How long have you been a tax adviser Doug?
I have been working in tax for over 30 years.

Doug Sinclair

How did you come to specialise in tax investigations and tax disclosures?
I started my career in tax on 13 July 1987 at my local tax office in Bromley as a filing clerk. Coincidentally a few years later another member of the Tax Advice Network, Bill Stevenson became the District Inspector. I ended my career with HMRC in February 2001 to join the profession and since then have acted for clients who are either under investigation or who wish to make a disclosure.

What are the most common mistakes you see made by non-specialists in your area of tax?
The most common misunderstandings that I see relate to providing every document that HMRC has requested. Whilst this may be correct, when I ask a non-specialist why they provided a particular document, they often say because HMRC asked for it. HMRC will often use the premise “if you don’t ask, you don’t get.” Another issue I see is where non-specialists do not understand the concept of deliberate behaviour and the non-tax issues which are associated with it.
What are the most valuable issues on which you have given advice?
Category of behaviour – there are so many issues it can affect from time limits, penalties and non-tax issues (naming & shaming, monitoring of tax returns etc.).
What differences might you expect to see in the coming year that could impact those issues?
I suspect HMRC will continue to assert deliberate behaviour on a range of matters, as the Treasury will need to collect vast sums of monies.
What has been your worst experience with HMRC?
I couldn’t possibly comment……. but speed of response to certain disclosures has been an issue.
What has been the most rewarding thing you have done from a tax perspective?
The field of investigations and disclosures often result in a very close bond between advisor and client and it is pleasing to assist in saving a business from being wound up or saving a family relationship from dealing with the delicate financial issues which have arisen.
What is your top tax tip for general practitioners?
Don’t jump in to a client problem without sitting back and reflecting.
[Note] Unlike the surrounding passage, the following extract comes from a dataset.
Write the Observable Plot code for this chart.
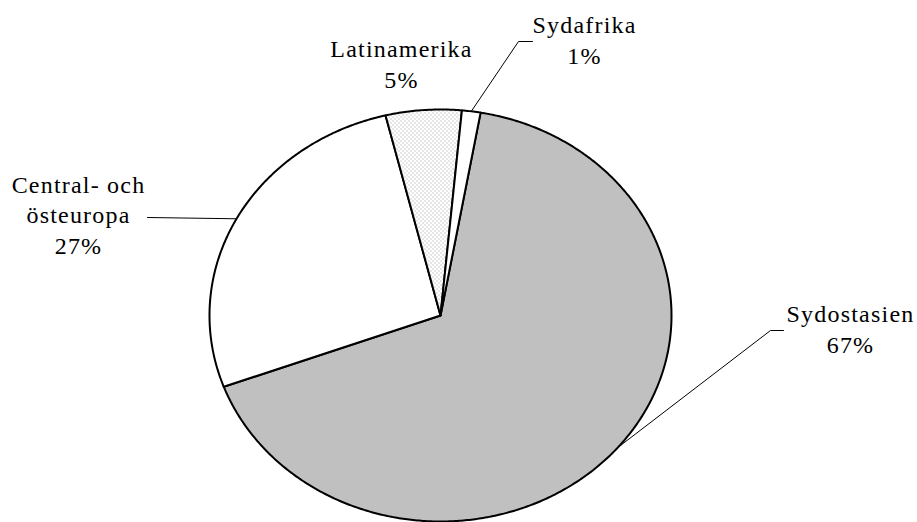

If it’s outside your comfort zone, don’t be afraid to ask someone who has expertise in the subject – the client will thank you in the long run.
If you hadn’t gone into tax what would you like to be doing now?
When I was younger I played rugby for Anglo Scots U21’s and wished I had gone into a sports professional role, possibly a coach.
What do you enjoy doing in your spare time – away from the world of tax?
Relaxing over good food and fine wine, which is now enjoyed at home.